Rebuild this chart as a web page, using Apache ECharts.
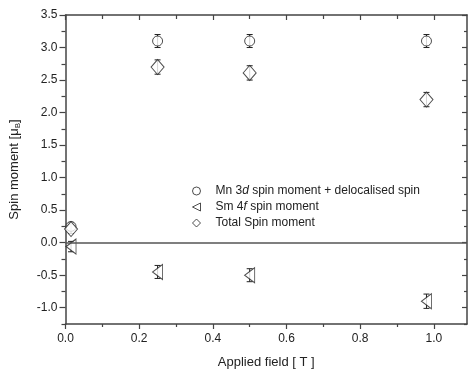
<!DOCTYPE html>
<html>
<head>
<meta charset="utf-8">
<script src="https://cdn.jsdelivr.net/npm/echarts@6/dist/echarts.min.js"></script>
<style>
html, body { margin: 0; padding: 0; background: #fff; }
#chart { width: 469px; height: 374px; }
</style>
</head>
<body>
<div id="chart"></div>
<script>
// applied field [T]
var fields = [0.015, 0.25, 0.5, 0.98];
// Mn 3d spin + delocalised spin
var mnSpin = [0.25, 3.1, 3.1, 3.1];
var mnErr = [0.06, 0.1, 0.1, 0.1];
// Sm 4f spin moment
var smSpin = [-0.06, -0.45, -0.5, -0.9];
var smErr = [0.08, 0.1, 0.1, 0.11];
// total
var totalSpin = [0.21, 2.7, 2.61, 2.2];
var totalErr = [0.07, 0.11, 0.11, 0.11];

var xMajor = [0, 0.2, 0.4, 0.6, 0.8, 1.0];
var xMinor = [0.1, 0.3, 0.5, 0.7, 0.9];
var yMajor = [-1.0, -0.5, 0, 0.5, 1.0, 1.5, 2.0, 2.5, 3.0, 3.5];
var yMinor = [-1.25, -0.75, -0.25, 0.25, 0.75, 1.25, 1.75, 2.25, 2.75, 3.25];

var names = ['Mn 3d spin moment + delocalised spin', 'Sm 4f spin moment', 'Total Spin moment'];

var axisCol = '#444';
var font = 'Liberation Sans, Arial, sans-serif';

function pts(v) {
    return fields.map(function (f, i) { return [f, v[i]]; });
}
function errPts(v, e) {
    return fields.map(function (f, i) { return [f, v[i] - e[i], v[i] + e[i]]; });
}

function errSeries(v, e) {
    return {
        type: 'custom',
        z: 1,
        silent: true,
        data: errPts(v, e),
        renderItem: function (params, api) {
            var x = api.value(0);
            var p1 = api.coord([x, api.value(1)]);
            var p2 = api.coord([x, api.value(2)]);
            var w = 3;
            var st = { stroke: '#222', lineWidth: 1 };
            return {
                type: 'group',
                children: [
                    { type: 'line', shape: { x1: p1[0], y1: p1[1], x2: p2[0], y2: p2[1] }, style: st },
                    { type: 'line', shape: { x1: p1[0] - w, y1: p1[1], x2: p1[0] + w, y2: p1[1] }, style: st },
                    { type: 'line', shape: { x1: p2[0] - w, y1: p2[1], x2: p2[0] + w, y2: p2[1] }, style: st }
                ]
            };
        }
    };
}

function xAx(pos, vals, len, inside, labels, line) {
    return {
        type: 'value', position: pos, min: 0, max: 1.09,
        axisLine: { show: line, onZero: false, lineStyle: { color: axisCol, width: 1.5 } },
        axisTick: { show: true, inside: inside, length: len, customValues: vals, lineStyle: { color: axisCol, width: 1.2 } },
        axisLabel: {
            show: labels, customValues: vals, color: '#222', fontSize: 12, fontFamily: font, margin: 9,
            formatter: function (v) { return v.toFixed(1); }
        },
        splitLine: { show: false }
    };
}
function yAx(pos, vals, len, inside, labels, line) {
    return {
        type: 'value', position: pos, min: -1.25, max: 3.5,
        axisLine: { show: line, onZero: false, lineStyle: { color: axisCol, width: 1.5 } },
        axisTick: { show: true, inside: inside, length: len, customValues: vals, lineStyle: { color: axisCol, width: 1.2 } },
        axisLabel: {
            show: labels, customValues: vals, color: '#222', fontSize: 12, fontFamily: font, margin: 8,
            formatter: function (v) { return v.toFixed(1); }
        },
        splitLine: { show: false }
    };
}

var xMain = xAx('bottom', xMajor, 5, false, true, true);
xMain.name = 'Applied field [ T ]';
xMain.nameLocation = 'middle';
xMain.nameGap = 32;
xMain.nameTextStyle = { color: '#222', fontSize: 13, fontFamily: font };

var yMain = yAx('left', yMajor, 6, false, true, true);
yMain.name = '{a|Spin moment [μ}{b|B}{a|]}';
yMain.nameLocation = 'middle';
yMain.nameGap = 44;
yMain.nameTextStyle = {
    color: '#222', fontFamily: font,
    rich: {
        a: { fontSize: 13, color: '#222', fontFamily: font },
        b: { fontSize: 8, color: '#222', fontFamily: font, verticalAlign: 'bottom', padding: [6, 0, 0, 0] }
    }
};

var legendIcon = {
    circle: 'circle',
    left: 'path://M10,0 L10,10 L0,5 Z',
    diamond: 'diamond'
};

var chart = echarts.init(document.getElementById('chart'));
var option = {
    animation: false,
    backgroundColor: '#fff',
    grid: { left: 64, right: 2, top: 15, bottom: 50 },
    legend: {
        orient: 'vertical',
        left: 192,
        top: 185,
        padding: 0,
        itemWidth: 8,
        itemHeight: 8,
        itemGap: 4,
        itemStyle: { color: '#fff', borderColor: '#222', borderWidth: 1 },
        data: [
            { name: names[0], icon: legendIcon.circle },
            { name: names[1], icon: legendIcon.left },
            { name: names[2], icon: legendIcon.diamond }
        ],
        textStyle: {
            color: '#222', fontSize: 12, fontFamily: font, padding: [0, 0, 0, 10],
            rich: {
                n: { fontSize: 12, color: '#222', fontFamily: font },
                i: { fontSize: 12, color: '#222', fontFamily: font, fontStyle: 'italic' }
            }
        },
        formatter: function (name) {
            if (name === names[0]) return '{n|Mn 3}{i|d}{n| spin moment + delocalised spin}';
            if (name === names[1]) return '{n|Sm 4}{i|f}{n| spin moment}';
            return '{n|' + name + '}';
        }
    },
    xAxis: [
        xMain,
        xAx('bottom', xMinor, 3, false, false, false),
        xAx('top', xMajor, 5, true, false, true),
        xAx('top', xMinor, 4, true, false, false)
    ],
    yAxis: [
        yMain,
        yAx('left', yMinor, 4, false, false, false),
        yAx('right', yMajor, 5, true, false, true),
        yAx('right', yMinor, 3, true, false, false)
    ],
    series: [
        errSeries(mnSpin, mnErr),
        errSeries(smSpin, smErr),
        errSeries(totalSpin, totalErr),
        {
            name: names[0], type: 'scatter', z: 3,
            symbol: 'circle', symbolSize: 10,
            itemStyle: { color: '#fff', borderColor: '#222', borderWidth: 1 },
            data: pts(mnSpin),
            markLine: {
                silent: true, symbol: 'none', label: { show: false },
                lineStyle: { color: '#555', width: 1.5, type: 'solid' },
                data: [{ yAxis: 0 }]
            }
        },
        {
            name: names[1], type: 'scatter', z: 3,
            symbol: 'triangle', symbolSize: [15, 10], symbolRotate: 90,
            itemStyle: { color: '#fff', borderColor: '#222', borderWidth: 1 },
            data: pts(smSpin)
        },
        {
            name: names[2], type: 'scatter', z: 3,
            symbol: 'diamond', symbolSize: [13, 15],
            itemStyle: { color: '#fff', borderColor: '#222', borderWidth: 1 },
            data: pts(totalSpin)
        }
    ]
};
chart.setOption(option);
</script>
</body>
</html>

WHAT TO DO:
Omit the pictures and reproduce the listing exactly.

WORKED SOLUTION:
Rebuild this chart as a web page, using Apache ECharts.
<!DOCTYPE html>
<html>
<head>
<meta charset="utf-8">
<script src="https://cdn.jsdelivr.net/npm/echarts@6/dist/echarts.min.js"></script>
<style>
html, body { margin: 0; padding: 0; background: #fff; }
#chart { width: 469px; height: 374px; }
</style>
</head>
<body>
<div id="chart"></div>
<script>
// applied field [T]
var fields = [0.015, 0.25, 0.5, 0.98];
// Mn 3d spin + delocalised spin
var mnSpin = [0.25, 3.1, 3.1, 3.1];
var mnErr = [0.06, 0.1, 0.1, 0.1];
// Sm 4f spin moment
var smSpin = [-0.06, -0.45, -0.5, -0.9];
var smErr = [0.08, 0.1, 0.1, 0.11];
// total
var totalSpin = [0.21, 2.7, 2.61, 2.2];
var totalErr = [0.07, 0.11, 0.11, 0.11];

var xMajor = [0, 0.2, 0.4, 0.6, 0.8, 1.0];
var xMinor = [0.1, 0.3, 0.5, 0.7, 0.9];
var yMajor = [-1.0, -0.5, 0, 0.5, 1.0, 1.5, 2.0, 2.5, 3.0, 3.5];
var yMinor = [-1.25, -0.75, -0.25, 0.25, 0.75, 1.25, 1.75, 2.25, 2.75, 3.25];

var names = ['Mn 3d spin moment + delocalised spin', 'Sm 4f spin moment', 'Total Spin moment'];

var axisCol = '#444';
var font = 'Liberation Sans, Arial, sans-serif';

function pts(v) {
    return fields.map(function (f, i) { return [f, v[i]]; });
}
function errPts(v, e) {
    return fields.map(function (f, i) { return [f, v[i] - e[i], v[i] + e[i]]; });
}

function errSeries(v, e) {
    return {
        type: 'custom',
        z: 1,
        silent: true,
        data: errPts(v, e),
        renderItem: function (params, api) {
            var x = api.value(0);
            var p1 = api.coord([x, api.value(1)]);
            var p2 = api.coord([x, api.value(2)]);
            var w = 3;
            var st = { stroke: '#222', lineWidth: 1 };
            return {
                type: 'group',
                children: [
                    { type: 'line', shape: { x1: p1[0], y1: p1[1], x2: p2[0], y2: p2[1] }, style: st },
                    { type: 'line', shape: { x1: p1[0] - w, y1: p1[1], x2: p1[0] + w, y2: p1[1] }, style: st },
                    { type: 'line', shape: { x1: p2[0] - w, y1: p2[1], x2: p2[0] + w, y2: p2[1] }, style: st }
                ]
            };
        }
    };
}

function xAx(pos, vals, len, inside, labels, line) {
    return {
        type: 'value', position: pos, min: 0, max: 1.09,
        axisLine: { show: line, onZero: false, lineStyle: { color: axisCol, width: 1.5 } },
        axisTick: { show: true, inside: inside, length: len, customValues: vals, lineStyle: { color: axisCol, width: 1.2 } },
        axisLabel: {
            show: labels, customValues: vals, color: '#222', fontSize: 12, fontFamily: font, margin: 9,
            formatter: function (v) { return v.toFixed(1); }
        },
        splitLine: { show: false }
    };
}
function yAx(pos, vals, len, inside, labels, line) {
    return {
        type: 'value', position: pos, min: -1.25, max: 3.5,
        axisLine: { show: line, onZero: false, lineStyle: { color: axisCol, width: 1.5 } },
        axisTick: { show: true, inside: inside, length: len, customValues: vals, lineStyle: { color: axisCol, width: 1.2 } },
        axisLabel: {
            show: labels, customValues: vals, color: '#222', fontSize: 12, fontFamily: font, margin: 8,
            formatter: function (v) { return v.toFixed(1); }
        },
        splitLine: { show: false }
    };
}

var xMain = xAx('bottom', xMajor, 5, false, true, true);
xMain.name = 'Applied field [ T ]';
xMain.nameLocation = 'middle';
xMain.nameGap = 32;
xMain.nameTextStyle = { color: '#222', fontSize: 13, fontFamily: font };

var yMain = yAx('left', yMajor, 6, false, true, true);
yMain.name = '{a|Spin moment [μ}{b|B}{a|]}';
yMain.nameLocation = 'middle';
yMain.nameGap = 44;
yMain.nameTextStyle = {
    color: '#222', fontFamily: font,
    rich: {
        a: { fontSize: 13, color: '#222', fontFamily: font },
        b: { fontSize: 8, color: '#222', fontFamily: font, verticalAlign: 'bottom', padding: [6, 0, 0, 0] }
    }
};

var legendIcon = {
    circle: 'circle',
    left: 'path://M10,0 L10,10 L0,5 Z',
    diamond: 'diamond'
};

var chart = echarts.init(document.getElementById('chart'));
var option = {
    animation: false,
    backgroundColor: '#fff',
    grid: { left: 64, right: 2, top: 15, bottom: 50 },
    legend: {
        orient: 'vertical',
        left: 192,
        top: 185,
        padding: 0,
        itemWidth: 8,
        itemHeight: 8,
        itemGap: 4,
        itemStyle: { color: '#fff', borderColor: '#222', borderWidth: 1 },
        data: [
            { name: names[0], icon: legendIcon.circle },
            { name: names[1], icon: legendIcon.left },
            { name: names[2], icon: legendIcon.diamond }
        ],
        textStyle: {
            color: '#222', fontSize: 12, fontFamily: font, padding: [0, 0, 0, 10],
            rich: {
                n: { fontSize: 12, color: '#222', fontFamily: font },
                i: { fontSize: 12, color: '#222', fontFamily: font, fontStyle: 'italic' }
            }
        },
        formatter: function (name) {
            if (name === names[0]) return '{n|Mn 3}{i|d}{n| spin moment + delocalised spin}';
            if (name === names[1]) return '{n|Sm 4}{i|f}{n| spin moment}';
            return '{n|' + name + '}';
        }
    },
    xAxis: [
        xMain,
        xAx('bottom', xMinor, 3, false, false, false),
        xAx('top', xMajor, 5, true, false, true),
        xAx('top', xMinor, 4, true, false, false)
    ],
    yAxis: [
        yMain,
        yAx('left', yMinor, 4, false, false, false),
        yAx('right', yMajor, 5, true, false, true),
        yAx('right', yMinor, 3, true, false, false)
    ],
    series: [
        errSeries(mnSpin, mnErr),
        errSeries(smSpin, smErr),
        errSeries(totalSpin, totalErr),
        {
            name: names[0], type: 'scatter', z: 3,
            symbol: 'circle', symbolSize: 10,
            itemStyle: { color: '#fff', borderColor: '#222', borderWidth: 1 },
            data: pts(mnSpin),
            markLine: {
                silent: true, symbol: 'none', label: { show: false },
                lineStyle: { color: '#555', width: 1.5, type: 'solid' },
                data: [{ yAxis: 0 }]
            }
        },
        {
            name: names[1], type: 'scatter', z: 3,
            symbol: 'triangle', symbolSize: [15, 10], symbolRotate: 90,
            itemStyle: { color: '#fff', borderColor: '#222', borderWidth: 1 },
            data: pts(smSpin)
        },
        {
            name: names[2], type: 'scatter', z: 3,
            symbol: 'diamond', symbolSize: [13, 15],
            itemStyle: { color: '#fff', borderColor: '#222', borderWidth: 1 },
            data: pts(totalSpin)
        }
    ]
};
chart.setOption(option);
</script>
</body>
</html>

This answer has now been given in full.